All 40 delegates to the Republican National Convention are bound to presidential contenders based on the voting in today’s Precinct Caucuses. Voting can be online or in person.

40 at-large National Convention delegates (including the 3 party leaders: the National Committeeman, the National Committeewoman, and the chairman of the Utah’s Republican Party) are bound to presidential contenders according to the statewide vote.

If a candidate receives a majority of the vote (more than 50%), that candidate is allocated all 40 National Convention delegates.

If 3 or more candidates receive 15% or more of the vote, the 40 National Convention delegates are proportionally allocated to those Presidential contenders receiving 15% or more of the vote. See the rounding rules below.

If fewer than 3 candidates receive 15% or more of the vote, the 40 National Convention delegates are proportionally allocated between all Presidential contenders. See the rounding rules below.

Proportional allocation rounding: Beginning with the candidate who received the most votes, multiply [the percentage of votes received] by [40 National Convention Delegates] and round any remainder up to the next whole number.
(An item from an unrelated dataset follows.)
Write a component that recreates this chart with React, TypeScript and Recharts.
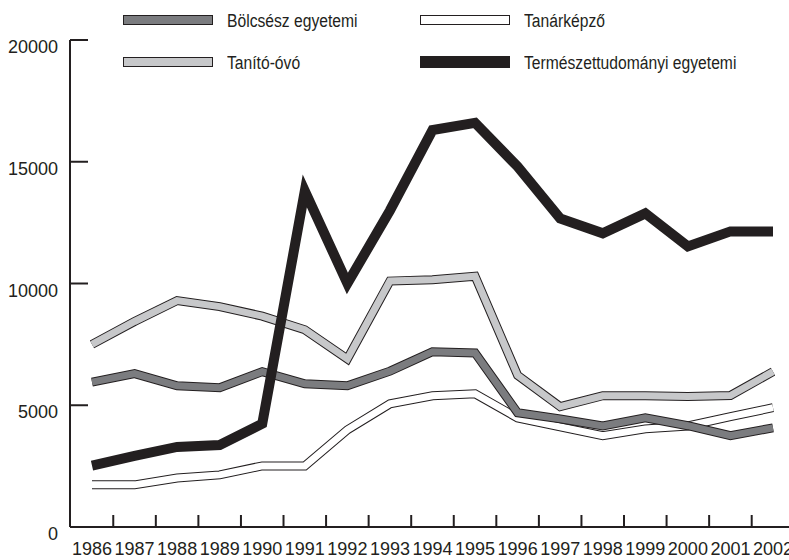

Repeat for the next highest vote getter until all 40 delegates are allocated.

The delegates are bound on the first ballot:

“The national delegation shall be bound on the first ballot … the delegation shall not be allocated nor bound on any subsequent ballots. … If a candidate who was allocated delegates is not a candidate at the national convention … then all the delegates shall be re-allocated and bound to the remaining candidates.” [Utah Republican Party Bylaws 7.0.B]

Arizona:

Only voters who are registered in the Republican Party are eligible to vote in the Republican Presidential Primary.

All of 58 of Arizona’s delegates to the Republican National Convention are pledged to the presidential contender receiving the greatest number of votes in today’s Arizona Presidential Primary.

How will the delegates vote?

“Each delegate to the national convention shall use his best efforts at the convention for the party’s presidential nominee candidate who received the greatest number of votes in the presidential preference election … until the candidate releases the delegate … withdraws from the race or until one convention nominating ballot.”

Wisconsin:

All 42 of Wisconsin’s delegates to the Republican National Convention are allocated to presidential contenders in the Wisconsin Presidential Primary.

24 district delegates are to be allocated to presidential contenders based on the primary results in each of the 8 congressional districts: each congressional district is assigned 3 National Convention delegates and the presidential contender receiving the greatest number of votes in that district will receive all 3 of that district’s National Convention delegates. [Republican Party of Wisconsin Constitution Article X Section 5.]

18 at-large delegates (10 base at-large delegates plus 5 bonus delegates plus 3 RNC delegates) are to be bound to the presidential contender receiving the greatest number of votes in the primary statewide. [Republican Party of Wisconsin Constitution Article X Section 6.]

Interestingly, Wisconsin’s delegates are bound on the first ballot at the national convention, but then it gets more complicated:

National Convention Delegates are bound by the results of the primary unless either released by the candidate or the candidate fails to receive at least 1/3 of the total votes cast in any vote for nomination.